• DIRECTIONS: Produce nothing but an exact copy of the lines from the one containing "Output the Python" through the one containing "gas_1nov22 = [N]", and do not carry over pictures.

═════ RECORD EXTRACTS ═════

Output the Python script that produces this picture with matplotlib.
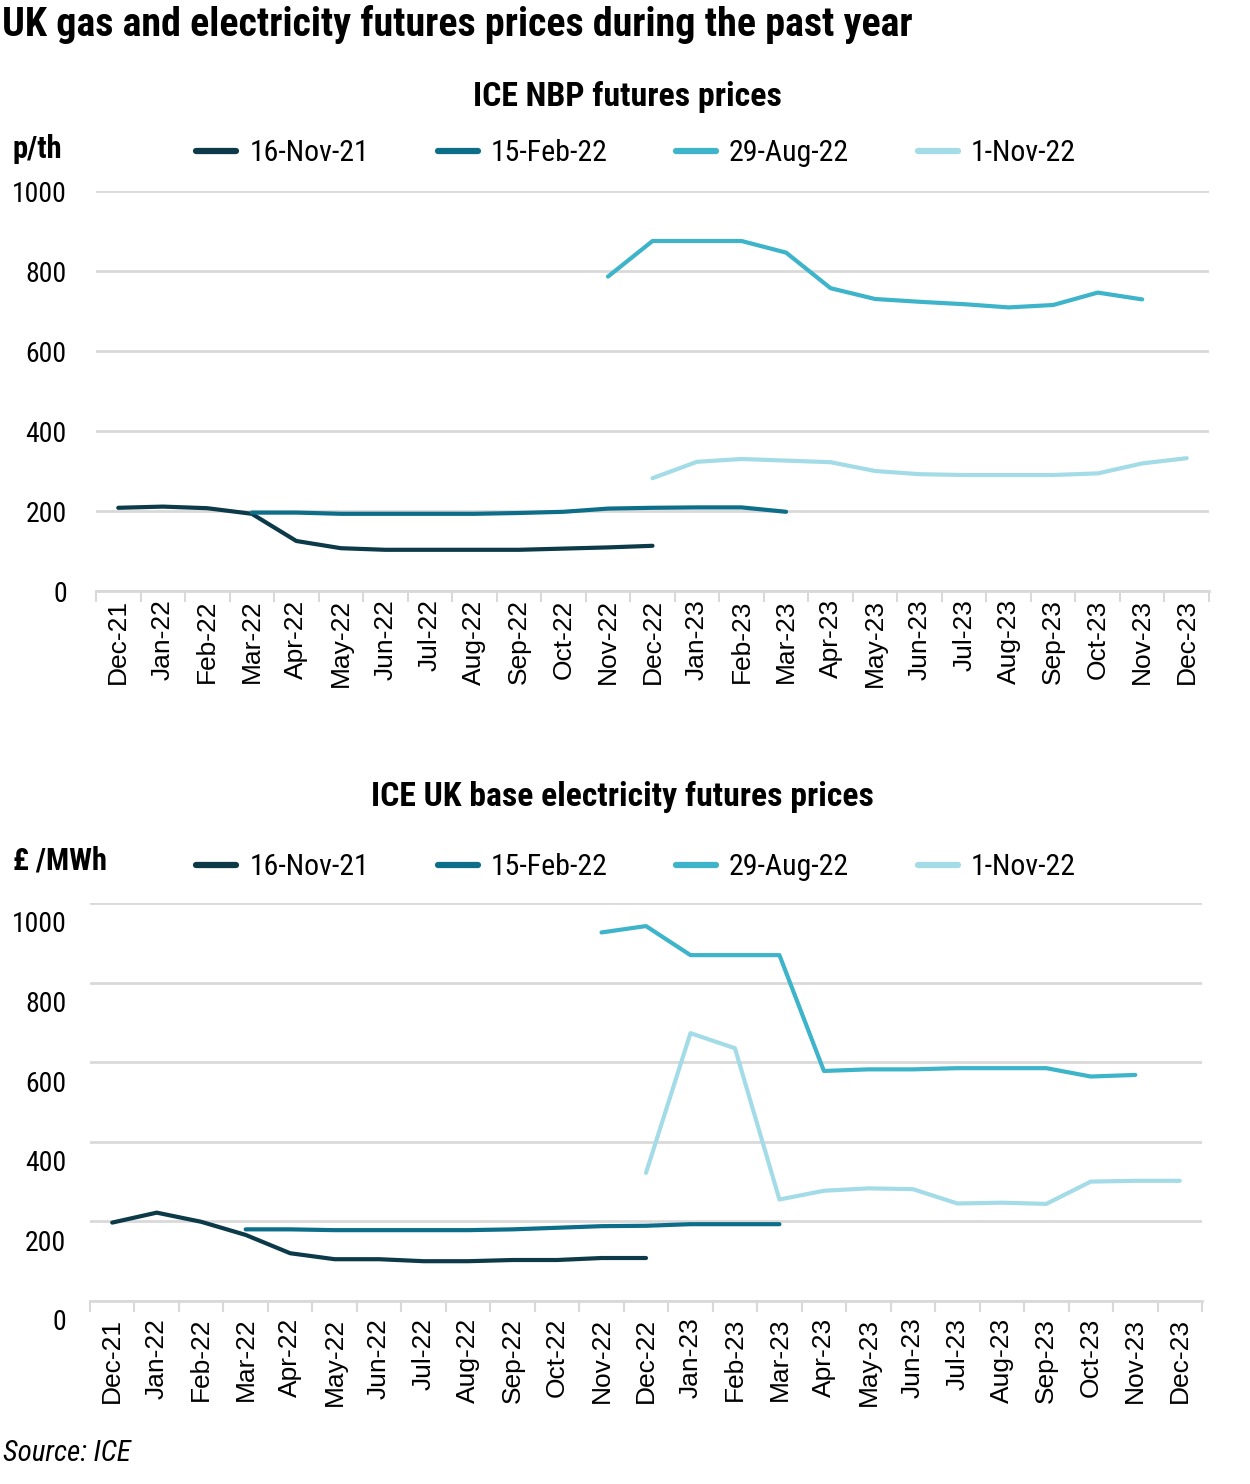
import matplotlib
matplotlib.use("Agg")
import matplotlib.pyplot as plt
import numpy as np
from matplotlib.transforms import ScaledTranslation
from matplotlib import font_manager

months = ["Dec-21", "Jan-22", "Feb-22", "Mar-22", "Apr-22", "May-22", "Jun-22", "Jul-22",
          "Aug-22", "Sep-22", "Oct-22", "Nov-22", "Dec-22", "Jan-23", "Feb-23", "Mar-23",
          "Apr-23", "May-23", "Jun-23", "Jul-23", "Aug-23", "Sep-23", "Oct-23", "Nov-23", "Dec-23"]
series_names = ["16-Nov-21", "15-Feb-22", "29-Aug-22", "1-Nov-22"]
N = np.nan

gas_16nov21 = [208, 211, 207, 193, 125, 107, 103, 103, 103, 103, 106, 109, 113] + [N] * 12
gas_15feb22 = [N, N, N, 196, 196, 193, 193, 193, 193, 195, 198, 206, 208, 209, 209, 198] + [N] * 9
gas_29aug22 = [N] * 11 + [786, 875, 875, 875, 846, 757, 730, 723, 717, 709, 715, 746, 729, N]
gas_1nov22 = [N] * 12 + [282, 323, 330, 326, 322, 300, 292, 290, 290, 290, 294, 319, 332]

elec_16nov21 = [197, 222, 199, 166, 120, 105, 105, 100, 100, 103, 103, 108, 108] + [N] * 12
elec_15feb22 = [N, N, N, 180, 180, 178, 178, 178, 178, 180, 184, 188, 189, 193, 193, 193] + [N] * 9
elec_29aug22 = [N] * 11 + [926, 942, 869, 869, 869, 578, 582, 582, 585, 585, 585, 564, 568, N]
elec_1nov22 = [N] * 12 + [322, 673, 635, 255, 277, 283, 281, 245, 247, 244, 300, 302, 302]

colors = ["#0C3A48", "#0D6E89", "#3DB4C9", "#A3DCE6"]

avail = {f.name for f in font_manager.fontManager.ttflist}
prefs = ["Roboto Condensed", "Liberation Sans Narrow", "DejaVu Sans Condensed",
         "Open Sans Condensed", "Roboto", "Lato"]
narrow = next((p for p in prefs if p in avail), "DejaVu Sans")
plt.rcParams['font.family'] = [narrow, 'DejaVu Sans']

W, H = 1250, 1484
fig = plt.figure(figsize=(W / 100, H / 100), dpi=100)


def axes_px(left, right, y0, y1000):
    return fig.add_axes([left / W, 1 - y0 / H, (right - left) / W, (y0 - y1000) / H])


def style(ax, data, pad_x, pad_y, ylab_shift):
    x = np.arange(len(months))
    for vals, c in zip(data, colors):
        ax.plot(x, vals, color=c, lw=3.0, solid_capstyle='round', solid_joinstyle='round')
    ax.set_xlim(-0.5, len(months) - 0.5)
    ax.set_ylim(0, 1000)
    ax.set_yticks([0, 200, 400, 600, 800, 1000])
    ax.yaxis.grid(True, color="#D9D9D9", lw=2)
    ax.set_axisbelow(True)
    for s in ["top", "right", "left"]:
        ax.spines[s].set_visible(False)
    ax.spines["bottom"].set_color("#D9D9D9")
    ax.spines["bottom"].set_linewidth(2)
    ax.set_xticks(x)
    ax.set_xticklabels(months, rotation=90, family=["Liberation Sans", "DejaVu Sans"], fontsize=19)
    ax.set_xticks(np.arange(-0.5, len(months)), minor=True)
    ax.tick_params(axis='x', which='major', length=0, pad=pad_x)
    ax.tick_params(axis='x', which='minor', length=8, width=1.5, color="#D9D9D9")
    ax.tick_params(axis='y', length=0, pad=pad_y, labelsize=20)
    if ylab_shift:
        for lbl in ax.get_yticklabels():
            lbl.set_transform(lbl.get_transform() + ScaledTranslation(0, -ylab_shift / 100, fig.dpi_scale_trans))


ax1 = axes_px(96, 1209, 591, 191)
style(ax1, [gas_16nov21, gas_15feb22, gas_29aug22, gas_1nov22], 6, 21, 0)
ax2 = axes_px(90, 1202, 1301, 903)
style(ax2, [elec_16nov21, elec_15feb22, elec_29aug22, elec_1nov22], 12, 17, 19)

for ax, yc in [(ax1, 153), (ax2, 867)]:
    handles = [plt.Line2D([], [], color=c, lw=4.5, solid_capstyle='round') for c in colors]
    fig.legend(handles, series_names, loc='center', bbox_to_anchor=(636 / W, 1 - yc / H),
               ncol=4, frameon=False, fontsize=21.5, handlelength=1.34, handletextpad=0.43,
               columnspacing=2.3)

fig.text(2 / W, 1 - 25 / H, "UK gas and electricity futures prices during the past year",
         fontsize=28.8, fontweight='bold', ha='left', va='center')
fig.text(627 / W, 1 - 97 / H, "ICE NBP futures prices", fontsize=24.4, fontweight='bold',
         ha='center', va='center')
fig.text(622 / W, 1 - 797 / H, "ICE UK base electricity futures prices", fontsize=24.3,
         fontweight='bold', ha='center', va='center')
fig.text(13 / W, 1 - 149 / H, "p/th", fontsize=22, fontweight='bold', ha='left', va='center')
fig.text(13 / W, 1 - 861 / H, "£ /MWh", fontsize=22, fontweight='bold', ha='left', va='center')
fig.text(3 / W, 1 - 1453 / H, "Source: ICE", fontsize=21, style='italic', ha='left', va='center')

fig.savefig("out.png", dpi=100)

═════
═════ RECORD EXTRACTS ═════

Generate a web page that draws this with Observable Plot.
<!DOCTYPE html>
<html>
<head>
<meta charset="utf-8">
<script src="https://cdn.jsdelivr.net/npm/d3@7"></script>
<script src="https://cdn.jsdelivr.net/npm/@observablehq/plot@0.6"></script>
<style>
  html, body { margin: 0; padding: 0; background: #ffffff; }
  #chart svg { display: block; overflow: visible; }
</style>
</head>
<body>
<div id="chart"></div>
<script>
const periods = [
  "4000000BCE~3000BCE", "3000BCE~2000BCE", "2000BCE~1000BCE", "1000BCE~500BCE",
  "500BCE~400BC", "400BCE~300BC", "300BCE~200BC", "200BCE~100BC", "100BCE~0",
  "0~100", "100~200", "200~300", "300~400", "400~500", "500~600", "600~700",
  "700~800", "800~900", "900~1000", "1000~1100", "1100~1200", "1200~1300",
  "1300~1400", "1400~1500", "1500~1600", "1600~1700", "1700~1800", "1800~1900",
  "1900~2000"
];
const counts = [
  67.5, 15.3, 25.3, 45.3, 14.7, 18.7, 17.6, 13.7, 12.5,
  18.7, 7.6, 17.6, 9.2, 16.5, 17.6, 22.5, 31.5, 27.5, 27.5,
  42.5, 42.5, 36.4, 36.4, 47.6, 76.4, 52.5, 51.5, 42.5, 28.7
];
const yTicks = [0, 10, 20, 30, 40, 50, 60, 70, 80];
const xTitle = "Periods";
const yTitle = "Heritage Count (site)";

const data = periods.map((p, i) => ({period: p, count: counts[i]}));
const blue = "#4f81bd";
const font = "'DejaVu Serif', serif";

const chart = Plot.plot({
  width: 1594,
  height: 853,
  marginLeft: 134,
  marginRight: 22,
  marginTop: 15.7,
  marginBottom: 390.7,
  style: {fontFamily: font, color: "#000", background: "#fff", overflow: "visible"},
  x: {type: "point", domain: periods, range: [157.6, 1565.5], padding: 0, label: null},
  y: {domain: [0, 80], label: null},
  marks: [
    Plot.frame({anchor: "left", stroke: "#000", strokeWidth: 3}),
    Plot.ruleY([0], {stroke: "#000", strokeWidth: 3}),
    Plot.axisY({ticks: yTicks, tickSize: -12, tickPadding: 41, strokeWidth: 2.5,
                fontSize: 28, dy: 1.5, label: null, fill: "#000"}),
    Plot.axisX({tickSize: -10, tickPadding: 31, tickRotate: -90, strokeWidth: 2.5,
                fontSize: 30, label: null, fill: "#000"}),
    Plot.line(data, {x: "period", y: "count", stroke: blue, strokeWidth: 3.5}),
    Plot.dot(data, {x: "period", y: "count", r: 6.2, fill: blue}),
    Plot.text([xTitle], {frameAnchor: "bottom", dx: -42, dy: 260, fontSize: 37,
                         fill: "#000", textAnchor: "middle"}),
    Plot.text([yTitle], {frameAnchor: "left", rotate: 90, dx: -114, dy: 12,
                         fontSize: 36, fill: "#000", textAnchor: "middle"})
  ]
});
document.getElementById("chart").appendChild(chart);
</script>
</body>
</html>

═════
═════ RECORD EXTRACTS ═════

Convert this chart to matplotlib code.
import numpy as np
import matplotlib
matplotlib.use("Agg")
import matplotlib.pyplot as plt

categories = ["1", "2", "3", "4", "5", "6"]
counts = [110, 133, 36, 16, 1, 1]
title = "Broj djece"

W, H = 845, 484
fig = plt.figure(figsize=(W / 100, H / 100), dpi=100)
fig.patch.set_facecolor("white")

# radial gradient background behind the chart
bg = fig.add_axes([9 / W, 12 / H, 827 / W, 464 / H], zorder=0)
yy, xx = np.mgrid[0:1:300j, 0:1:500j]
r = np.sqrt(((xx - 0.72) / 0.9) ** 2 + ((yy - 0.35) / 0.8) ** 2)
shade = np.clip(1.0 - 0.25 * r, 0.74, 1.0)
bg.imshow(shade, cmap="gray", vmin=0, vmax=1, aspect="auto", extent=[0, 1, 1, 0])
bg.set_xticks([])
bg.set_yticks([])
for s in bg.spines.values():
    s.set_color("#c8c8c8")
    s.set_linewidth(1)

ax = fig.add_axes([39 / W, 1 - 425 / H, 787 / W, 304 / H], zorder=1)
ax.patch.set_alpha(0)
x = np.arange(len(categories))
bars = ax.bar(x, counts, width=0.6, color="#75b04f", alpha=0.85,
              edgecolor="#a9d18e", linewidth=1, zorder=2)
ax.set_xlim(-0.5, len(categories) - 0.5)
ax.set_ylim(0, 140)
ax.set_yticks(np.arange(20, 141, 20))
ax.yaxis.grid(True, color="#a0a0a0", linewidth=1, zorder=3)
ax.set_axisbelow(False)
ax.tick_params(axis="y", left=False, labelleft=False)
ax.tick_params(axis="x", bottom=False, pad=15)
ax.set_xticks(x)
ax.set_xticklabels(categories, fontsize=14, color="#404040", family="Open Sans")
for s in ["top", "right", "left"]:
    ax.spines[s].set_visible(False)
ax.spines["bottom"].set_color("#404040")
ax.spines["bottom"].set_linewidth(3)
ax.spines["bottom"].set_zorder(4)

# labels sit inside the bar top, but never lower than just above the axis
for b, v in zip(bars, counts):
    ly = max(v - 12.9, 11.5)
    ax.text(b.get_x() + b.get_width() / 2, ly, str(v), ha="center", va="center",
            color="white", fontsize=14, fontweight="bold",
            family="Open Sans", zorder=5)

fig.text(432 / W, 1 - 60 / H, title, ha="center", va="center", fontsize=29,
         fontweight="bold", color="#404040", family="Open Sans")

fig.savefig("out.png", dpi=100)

═════

• TASK RESPONSE:
Output the Python script that produces this picture with matplotlib.
import matplotlib
matplotlib.use("Agg")
import matplotlib.pyplot as plt
import numpy as np
from matplotlib.transforms import ScaledTranslation
from matplotlib import font_manager

months = ["Dec-21", "Jan-22", "Feb-22", "Mar-22", "Apr-22", "May-22", "Jun-22", "Jul-22",
          "Aug-22", "Sep-22", "Oct-22", "Nov-22", "Dec-22", "Jan-23", "Feb-23", "Mar-23",
          "Apr-23", "May-23", "Jun-23", "Jul-23", "Aug-23", "Sep-23", "Oct-23", "Nov-23", "Dec-23"]
series_names = ["16-Nov-21", "15-Feb-22", "29-Aug-22", "1-Nov-22"]
N = np.nan

gas_16nov21 = [208, 211, 207, 193, 125, 107, 103, 103, 103, 103, 106, 109, 113] + [N] * 12
gas_15feb22 = [N, N, N, 196, 196, 193, 193, 193, 193, 195, 198, 206, 208, 209, 209, 198] + [N] * 9
gas_29aug22 = [N] * 11 + [786, 875, 875, 875, 846, 757, 730, 723, 717, 709, 715, 746, 729, N]
gas_1nov22 = [N] * 12 + [282, 323, 330, 326, 322, 300, 292, 290, 290, 290, 294, 319, 332]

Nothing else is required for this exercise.